Ali Abdullah Saleh, il tiranno yemenita in esilio a Ryiadh dopo l'attentato esplosivo che lo ha coinvolto lo scorso giugno, ha annunciato tramite il suo portavoce Ahmed al-Soufi che non ha nessuna intenzione di acconsentire alle dimissioni richieste dal fronte unito delle opposizioni che coordinano le massicce proteste in corso dall'inizio dell'anno nel paese della Penisola arabica. La dichiarazione sembra mettere una pesantissima ipoteca su ogni prospettiva di dialogo tra le parti giacché gli oppositori insistono sul fatto che l'ex-'uomo forte' di Sanaa debba dimettersi prima delle nuove elezioni parlamentari e presidenziali.
Il consigliere Al-Soufi, da parte sua, ha accusato il Consiglio dei partiti d'Opposizione di non volere il dialogo. Le dichiarazioni di Saleh, mediate dal suo collaboratore, arrivano un giorno dopo l'affermazione di parte saudita che il Vicepresidente Rabbo Mansour Hadi sarebbe stato pronto a firmare l'accordo proposto dal Consiglio di Cooperazione del Golfo, in un certo senso 'tagliando fuori' il suo superiore dai processi di passaggio del potere in Yemen.
Intanto, nell'usuale silenzio degli ipocriti mezzi di comunicazione occidentali, una vera e propria strage si é consumata nel corso del week-end, con oltre 13 manifestanti, tra cui un militare passato con l'opposizione, uccisi tra Sanaa e la città meridionale di Taizz.
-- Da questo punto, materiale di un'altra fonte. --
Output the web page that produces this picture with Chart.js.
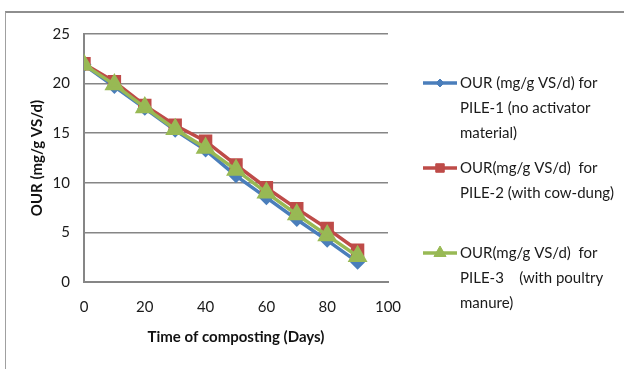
<!DOCTYPE html>
<html>
<head>
<meta charset="utf-8">
<script src="https://cdn.jsdelivr.net/npm/chart.js@4"></script>
<style>
  html, body { margin: 0; padding: 0; background: #fff; }
  .wrap { position: relative; width: 624px; height: 369px; overflow: hidden; }
  .frame { position: absolute; left: 5px; top: 11px; width: 640px; height: 400px;
           border-top: 2px solid #8e8e8e; border-left: 1px solid #a0a0a0; }
  canvas { position: absolute; left: 0; top: 0; }
</style>
</head>
<body>
<div class="wrap">
  <div class="frame"></div>
  <canvas id="chart" width="624" height="369"></canvas>
</div>
<script>
// ============================================================
// DATA
// ============================================================

const days  = [0, 10, 20, 30, 40, 50, 60, 70, 80, 90];
const pile1 = [21.9, 19.7, 17.5, 15.3, 13.3, 10.7, 8.5, 6.3, 4.2, 2.0];
const pile2 = [22.0, 20.2, 17.8, 15.8, 14.2, 11.8, 9.5, 7.4, 5.4, 3.2];
const pile3 = [21.9, 19.9, 17.6, 15.4, 13.5, 11.3, 9.0, 6.8, 4.7, 2.6];

const legend1 = ["OUR (mg/g VS/d) for", "PILE-1 (no activator", "material)"];
const legend2 = ["OUR(mg/g VS/d)  for", "PILE-2 (with cow-dung)"];
const legend3 = ["OUR(mg/g VS/d)  for", "PILE-3    (with poultry", "manure)"];

const xTitle = "Time of composting (Days)";
const yTitle = "OUR (mg/g VS/d)";

// ============================================================
// CHART
// ============================================================

const FONT = "Lato, 'Open Sans', sans-serif";
const GRID = "#868686";

function toPoints(ys) {
  return days.map((d, i) => ({ x: d, y: ys[i] }));
}

// legend drawn on the canvas, wrapped like the original
const legendPlugin = {
  id: "sideLegend",
  afterDraw(chart) {
    const ctx = chart.ctx;
    const blocks = [
      { lines: legend1, ds: 0, y: 83 },
      { lines: legend2, ds: 1, y: 168 },
      { lines: legend3, ds: 2, y: 253 },
    ];
    ctx.save();
    ctx.font = "15px " + FONT;
    ctx.textBaseline = "middle";
    blocks.forEach(b => {
      const ds = chart.data.datasets[b.ds];
      ctx.strokeStyle = ds.borderColor;
      ctx.lineWidth = 3.5;
      ctx.beginPath();
      ctx.moveTo(423, b.y);
      ctx.lineTo(457, b.y);
      ctx.stroke();
      ctx.fillStyle = ds.backgroundColor;
      ctx.lineWidth = 1;
      Chart.helpers.drawPoint(ctx, {
        pointStyle: ds.pointStyle,
        radius: ds.pointRadius - 1,
        borderWidth: 1,
      }, 440, b.y);
      ctx.fillStyle = "#1a1a1a";
      b.lines.forEach((t, i) => ctx.fillText(t, 460, b.y + i * 25));
    });
    ctx.restore();
  }
};

const ctx = document.getElementById("chart").getContext("2d");

new Chart(ctx, {
  type: "line",
  data: {
    datasets: [
      {
        data: toPoints(pile1),
        borderColor: "#4a7ebb",
        backgroundColor: "#4a7ebb",
        borderWidth: 3.5,
        pointStyle: "rectRot",
        pointRadius: 5,
        order: 3,
      },
      {
        data: toPoints(pile2),
        borderColor: "#be4b48",
        backgroundColor: "#be4b48",
        borderWidth: 3.5,
        pointStyle: "rect",
        pointRadius: 7,
        order: 2,
      },
      {
        data: toPoints(pile3),
        borderColor: "#98b954",
        backgroundColor: "#98b954",
        borderWidth: 3.5,
        pointStyle: "triangle",
        pointRadius: 8,
        order: 1,
      }
    ]
  },
  options: {
    responsive: false,
    animation: false,
    layout: { padding: { left: 0, top: 34, right: 236, bottom: 0 } },
    plugins: {
      legend: { display: false },
      tooltip: { enabled: false }
    },
    scales: {
      x: {
        type: "linear",
        min: 0,
        max: 100,
        ticks: { stepSize: 20, color: "#1a1a1a", padding: 16, font: { family: FONT, size: 15 } },
        grid: { display: false, drawTicks: false },
        border: { color: GRID, width: 2 },
        title: { display: true, text: xTitle, color: "#111", padding: { top: 0, bottom: 23 },
                 font: { family: FONT, size: 15, weight: "bold" } },
        afterFit: s => { s.height = 87; }
      },
      y: {
        min: 0,
        max: 25,
        ticks: { stepSize: 5, color: "#1a1a1a", padding: 14, font: { family: FONT, size: 15 } },
        grid: { color: GRID, lineWidth: 1.5, drawTicks: false },
        border: { color: GRID, width: 2 },
        title: { display: true, text: yTitle, color: "#111", padding: { top: 28 },
                 font: { family: FONT, size: 15, weight: "bold" } },
        afterFit: s => { s.width = 84; }
      }
    }
  },
  plugins: [legendPlugin]
});
</script>
</body>
</html>
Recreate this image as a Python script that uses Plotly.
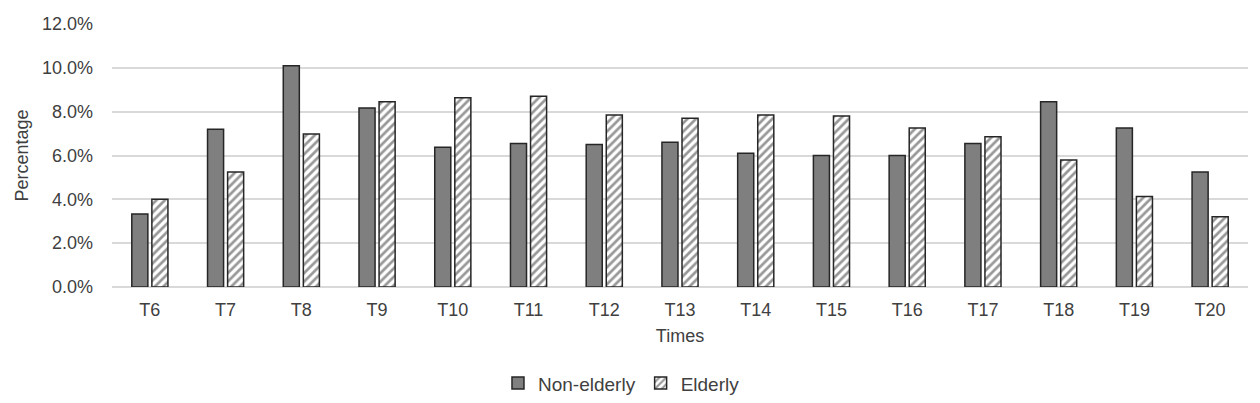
import plotly.graph_objects as go

categories = ["T6", "T7", "T8", "T9", "T10", "T11", "T12", "T13", "T14", "T15", "T16", "T17", "T18", "T19", "T20"]
non_elderly = [3.33, 7.2, 10.1, 8.17, 6.38, 6.55, 6.5, 6.6, 6.1, 6.0, 6.0, 6.55, 8.45, 7.25, 5.25]
elderly = [4.0, 5.25, 6.98, 8.45, 8.63, 8.7, 7.85, 7.7, 7.85, 7.8, 7.25, 6.85, 5.8, 4.13, 3.2]

ne = [v / 100 for v in non_elderly]
el = [v / 100 for v in elderly]

FONT = "Liberation Sans, Arial, sans-serif"
TXT = "#404040"

fig = go.Figure()
fig.add_trace(go.Bar(
    x=categories, y=ne, name="Non-elderly",
    marker=dict(color="#7f7f7f", line=dict(color="#262626", width=1.5)),
))
fig.add_trace(go.Bar(
    x=categories, y=el, name="Elderly",
    marker=dict(color="white", line=dict(color="#262626", width=1.5),
                pattern=dict(shape="/", fgcolor="#303030", bgcolor="white", size=6, solidity=0.45)),
))

fig.update_layout(
    width=1252, height=395,
    margin=dict(l=104, r=12, t=16, b=116, autoexpand=False),
    paper_bgcolor="white", plot_bgcolor="white",
    barmode="group", bargap=0.47, bargroupgap=0.2,
    font=dict(family=FONT, size=18, color=TXT),
    showlegend=True,
    legend=dict(orientation="h", xref="container", x=0.49, xanchor="center",
                yref="container", y=0.05, yanchor="middle",
                font=dict(family=FONT, size=19, color=TXT), traceorder="normal",
                itemwidth=30),
    xaxis=dict(
        title=dict(text="Times", font=dict(family=FONT, size=18, color=TXT), standoff=10),
        tickfont=dict(family=FONT, size=18, color=TXT),
        showgrid=False, showline=False, ticks="", automargin=False,
        ticklabelstandoff=10,
    ),
    yaxis=dict(
        title=dict(text="Percentage", font=dict(family=FONT, size=18, color=TXT), standoff=8),
        range=[0, 0.12], dtick=0.02, tickformat=".1%",
        tickfont=dict(family=FONT, size=18, color=TXT),
        showgrid=True, gridcolor="#d9d9d9", gridwidth=1.5,
        zeroline=True, zerolinecolor="#d9d9d9", zerolinewidth=1.5,
        ticks="", automargin=False, ticklabelstandoff=18,
    ),
)

fig.write_html("out.html")
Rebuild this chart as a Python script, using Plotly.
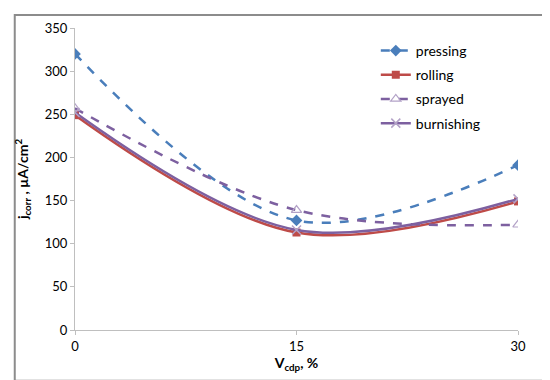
import plotly.graph_objects as go

x_vals = [0, 15, 30]
pressing = [320, 127, 191]
rolling = [249, 113, 149]
sprayed = [257, 139, 122]
burnishing = [252, 116, 152]
x_ticks = [0, 15, 30]
y_ticks = [0, 50, 100, 150, 200, 250, 300, 350]

FONT = "Lato"

fig = go.Figure()
fig.add_trace(go.Scatter(x=x_vals, y=pressing, name="pressing", mode="lines+markers",
                         line=dict(color="#4A7EBB", width=2.5, dash="dash", shape="spline", smoothing=1),
                         marker=dict(symbol="diamond", size=9, color="#4A7EBB"),
                         legendgroup="a"))
fig.add_trace(go.Scatter(x=x_vals, y=rolling, name="rolling", mode="lines+markers",
                         line=dict(color="#BE4B48", width=2.5, shape="spline", smoothing=1),
                         marker=dict(symbol="square", size=8, color="#BE4B48"),
                         legendgroup="b"))
fig.add_trace(go.Scatter(x=x_vals, y=sprayed, name="sprayed", mode="lines+markers",
                         line=dict(color="#7D60A0", width=2.5, dash="dash", shape="spline", smoothing=1),
                         marker=dict(symbol="triangle-up-open", size=9, color="#B3A2C7", line=dict(width=1.2)),
                         legendgroup="c"))
fig.add_trace(go.Scatter(x=x_vals, y=burnishing, name="burnishing", mode="lines+markers",
                         line=dict(color="#7D60A0", width=2.5, shape="spline", smoothing=1),
                         marker=dict(symbol="x-thin-open", size=9, color="#B3A2C7", line=dict(width=1.5, color="#B3A2C7")),
                         legendgroup="d"))

axis_common = dict(showgrid=False, zeroline=False, showline=True, linecolor="#BFBFBF", linewidth=1,
                   ticks="outside", tickcolor="#BFBFBF", ticklen=4,
                   tickfont=dict(family=FONT, size=13, color="#000000"))

fig.update_layout(
    width=550, height=380,
    margin=dict(l=67, r=40, t=18, b=58),
    paper_bgcolor="white", plot_bgcolor="white",
    font=dict(family=FONT, color="#000000"),
    xaxis=dict(range=[0, 30], tickvals=x_ticks, ticktext=[str(v) for v in x_ticks],
               title=dict(text="<b>V<sub>cdp</sub>, %</b>", font=dict(family=FONT, size=14), standoff=4),
               **axis_common),
    yaxis=dict(range=[0, 350], tickvals=y_ticks,
               title=dict(text="<b>j<sub>corr</sub> , µA/cm<sup>2</sup></b>", font=dict(family=FONT, size=14), standoff=12),
               **axis_common),
    legend=dict(x=0.679, y=0.977, xanchor="left", yanchor="top",
                font=dict(family=FONT, size=14, color="#000000"),
                bgcolor="rgba(0,0,0,0)", traceorder="grouped", tracegroupgap=3),
    showlegend=True,
)

fig.add_shape(type="rect", xref="paper", yref="paper",
              x0=-0.136, x1=1.079, y0=-0.168, y1=1.043,
              line=dict(color="#8C8C8C", width=2), fillcolor="rgba(0,0,0,0)", layer="above")

fig.write_html("out.html")
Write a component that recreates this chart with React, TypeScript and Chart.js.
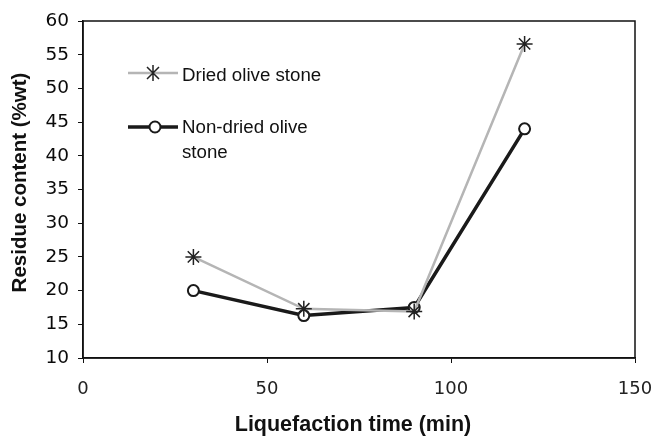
import React, { useEffect, useRef } from "react";
import { Chart, registerables } from "chart.js";

Chart.register(...registerables);

const times = [30, 60, 90, 120];
const driedValues = [25, 17.3, 16.9, 56.6];
const nonDriedValues = [20, 16.3, 17.5, 44];
const xTickValues = [0, 50, 100, 150];
const yMin = 10;
const yMax = 60;
const seriesNames = ["Dried olive stone", "Non-dried olive stone"];
const legendLines = [["Dried olive stone"], ["Non-dried olive", "stone"]];
const xTitle = "Liquefaction time (min)";
const yTitle = "Residue content (%wt)";

const FONT = "'Liberation Sans', Arial, sans-serif";
const TICKFONT = "'DejaVu Sans', sans-serif";

function drawStar(ctx: CanvasRenderingContext2D, x: number, y: number, r: number, color: string) {
  ctx.save();
  ctx.strokeStyle = color;
  ctx.lineWidth = 1.5;
  ctx.beginPath();
  ctx.moveTo(x, y - r);
  ctx.lineTo(x, y + r);
  const d = r * 0.75;
  ctx.moveTo(x - d, y - d);
  ctx.lineTo(x + d, y + d);
  ctx.moveTo(x - d, y + d);
  ctx.lineTo(x + d, y - d);
  ctx.stroke();
  ctx.restore();
}

const framePlugin = {
  id: "frame",
  afterDraw(chart: any) {
    const { ctx, chartArea } = chart;
    ctx.save();
    ctx.strokeStyle = "#111";
    ctx.lineWidth = 1.5;
    ctx.strokeRect(chartArea.left, chartArea.top, chartArea.right - chartArea.left, chartArea.bottom - chartArea.top);

    // legend
    const lx0 = 128, lx1 = 178;
    const y1 = 73;
    ctx.strokeStyle = "#b5b5b5";
    ctx.lineWidth = 2.5;
    ctx.beginPath();
    ctx.moveTo(lx0, y1);
    ctx.lineTo(lx1, y1);
    ctx.stroke();
    drawStar(ctx, 153, y1, 8, "#222");
    const y2 = 127;
    ctx.strokeStyle = "#1a1a1a";
    ctx.lineWidth = 3.5;
    ctx.beginPath();
    ctx.moveTo(lx0, y2);
    ctx.lineTo(lx1, y2);
    ctx.stroke();
    ctx.beginPath();
    ctx.fillStyle = "#fff";
    ctx.lineWidth = 2;
    ctx.arc(155, y2, 5.5, 0, Math.PI * 2);
    ctx.fill();
    ctx.stroke();

    ctx.fillStyle = "#111";
    ctx.font = `18.7px ${FONT}`;
    ctx.textBaseline = "middle";
    ctx.textAlign = "left";
    ctx.fillText(legendLines[0][0], 182, 76);
    ctx.fillText(legendLines[1][0], 182, 128);
    ctx.fillText(legendLines[1][1], 182, 153);

    // axis titles
    ctx.textAlign = "center";
    ctx.font = `bold 21.5px ${FONT}`;
    ctx.fillText(xTitle, 353, 425);
    ctx.translate(20, 182.5);
    ctx.rotate(-Math.PI / 2);
    ctx.font = `bold 20.5px ${FONT}`;
    ctx.fillText(yTitle, 0, 0);
    ctx.restore();
  },
};

export default function App() {
  const ref = useRef<HTMLCanvasElement | null>(null);
  useEffect(() => {
    document.body.style.margin = "0";
    const canvas = ref.current;
    if (!canvas) return;
    const chart = new Chart(canvas, {
      type: "line",
      data: {
        datasets: [
          {
            label: seriesNames[0],
            data: times.map((t, i) => ({ x: t, y: driedValues[i] })),
            borderColor: "#b5b5b5",
            borderWidth: 2.5,
            pointStyle: "star",
            pointRadius: 8,
            pointBorderColor: "#222",
            pointBackgroundColor: "#222",
            pointBorderWidth: 1.5,
            tension: 0,
          },
          {
            label: seriesNames[1],
            data: times.map((t, i) => ({ x: t, y: nonDriedValues[i] })),
            borderColor: "#1a1a1a",
            borderWidth: 3.5,
            pointStyle: "circle",
            pointRadius: 5.5,
            pointBorderColor: "#1a1a1a",
            pointBackgroundColor: "#fff",
            pointBorderWidth: 2,
            tension: 0,
          },
        ],
      },
      options: {
        responsive: false,
        animation: false,
        layout: { padding: { top: 21, right: 18, left: 0, bottom: 0 } },
        plugins: { legend: { display: false }, tooltip: { enabled: false } },
        scales: {
          x: {
            type: "linear",
            min: 0,
            max: 150,
            afterBuildTicks: (s: any) => {
              s.ticks = xTickValues.map((v) => ({ value: v }));
            },
            afterFit: (s: any) => {
              s.height = 78;
              s.paddingLeft = 0;
              s.paddingRight = 0;
            },
            ticks: {
              color: "#222",
              font: { size: 18, family: TICKFONT },
              padding: 16,
            },
            grid: { display: true, drawOnChartArea: false, drawTicks: true, tickLength: 5, color: "#111", lineWidth: 1 },
            border: { display: true, color: "#111", width: 1.5 },
          },
          y: {
            type: "linear",
            min: yMin,
            max: yMax,
            ticks: {
              stepSize: 5,
              color: "#0a0a0a",
              font: { size: 18.5, family: TICKFONT },
              padding: 9,
            },
            afterFit: (s: any) => {
              s.width = 83;
            },
            grid: { display: true, drawOnChartArea: false, drawTicks: true, tickLength: 5, color: "#111", lineWidth: 1 },
            border: { display: true, color: "#111", width: 1.5 },
          },
        },
      },
      plugins: [framePlugin],
    });
    return () => chart.destroy();
  }, []);
  return (
    <div style={{ width: 653, height: 436, background: "#fff" }}>
      <canvas ref={ref} width={653} height={436} style={{ width: 653, height: 436, display: "block" }} />
    </div>
  );
}
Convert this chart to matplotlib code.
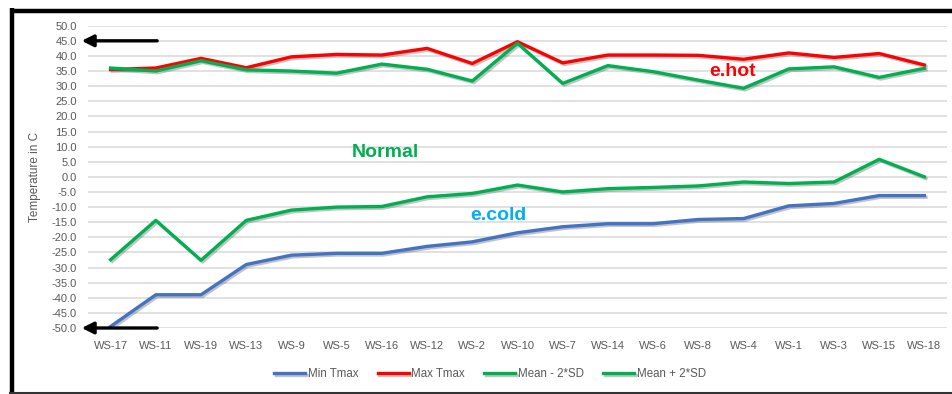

Navi Pillay, Alto Commissario ONU per i Diritti Umani, ha chiesto al Governo yemenita di cessare le violenze contro la popolazione e liberare tutti i detenuti politici. Milioni di cittadini sono scesi in piazza venerdì e nelle giornate successive, chiedendo un'accelerazione delle attività di protesta e il rifiuto di ogni compromesso con il regime di Saleh.